Das Angebot die Fläche zu mieten, hebt den Aspekt des Handels hervor. Eine kommerzielle Absicht spielt allerdings in einem Kunstverein eine untergeordnete Rolle, sieht man einmal von einer Jahresgabenausstellung oder einer Künstleredition ab. Hinzu kommt, dass kein Gewinn erwirtschaftet werden darf. Die Jahresbilanz eines Kunstvereins muss ausgeglichen sein. Die reale Situation eines Kunstvereins mit geringer Mitgliederzahl ist sicherlich schwierig. Glücklich kann sich ein Vorstand bereits schätzen, wenn die Ausstellungsräume zu vergünstigten Konditionen gemietet werden können. Ein oder gar mehrere Hauptsponsoren, sowie städtische Fördergelder sichern oft genug die finanzielle Grunddeckung des Ausstellungsprogramms und somit auch die Möglichkeiten und Grenzen der Programmgestaltung. Von den Mitgliederbeiträgen oder gar Verkaufsprovisionen wird sich ein kleinerer Kunstverein nicht finanzieren können. Das der Vorstand und die Mitarbeiter zumeist ehrenamtlich tätig sind, gebührt einer ausdrücklichen Anerkennung. Eine weitere Einnahmequelle für einen Kunstverein ist die Vermietung der Räumlichkeiten. Zu Zeiten einer Umbauphase und einer laufenden Ausstellung gibt es dann die möglichen Konfliktpotentiale „gratis“ dazu. Die Deckung der Grundsicherung, das Ermöglichen von Handlungsspielräumen in der Gestaltung des Ausstellungsprogramms erfordert Offenheit bei der Schaffung von Einnahmequellen. Auch der Kunstverein Unna arbeitet mit einem überschaubaren Budget. Eine kostendeckende Finanzierung von Ausstellungen eingeladener Künstler seitens des Kunstvereins Unna ist nicht möglich. Die Mittel reichen, um die Rahmenbedingungen für ein Ausstellungsprogramm zu gewähren. Beide Seiten, der Kunstverein als Veranstalter und der Künstler tragen die Kosten je für ihren Teil. Ohne Idealismus der Beteiligten wäre dies nicht möglich. Kulturschaffende handeln aus Überzeugung, bei allen Zweifeln und Nöten des Alltags. Gerade ein Alltagsaspekt schleicht sich in „Freifläche (zu mieten)“ ein. Die farbige Leerstelle mit Schriftzug ist durch das Handelsangebot an eine wirtschaftliche Notwendigkeit zur finanziellen Sicherung der kulturellen Arbeit eines Kunstvereins, respektive die eines Künstlers rückgebunden.

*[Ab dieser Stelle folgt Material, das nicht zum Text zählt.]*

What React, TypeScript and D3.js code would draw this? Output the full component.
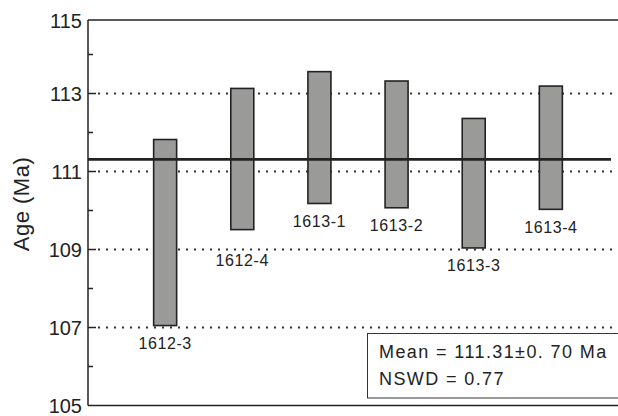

Die Arbeit „Freifläche (zu mieten)“ kann und darf als eine kritische, auch selbstkritische Sicht auf eine Ausstellungspraxis verstanden werden, die unter wirtschaftlich schwierigen Vorzeichen versucht, ein Optimum an Möglichkeiten zu realisieren. Die Grenze zur Selbst- und Fremdausbeutung ist hierbei fließend.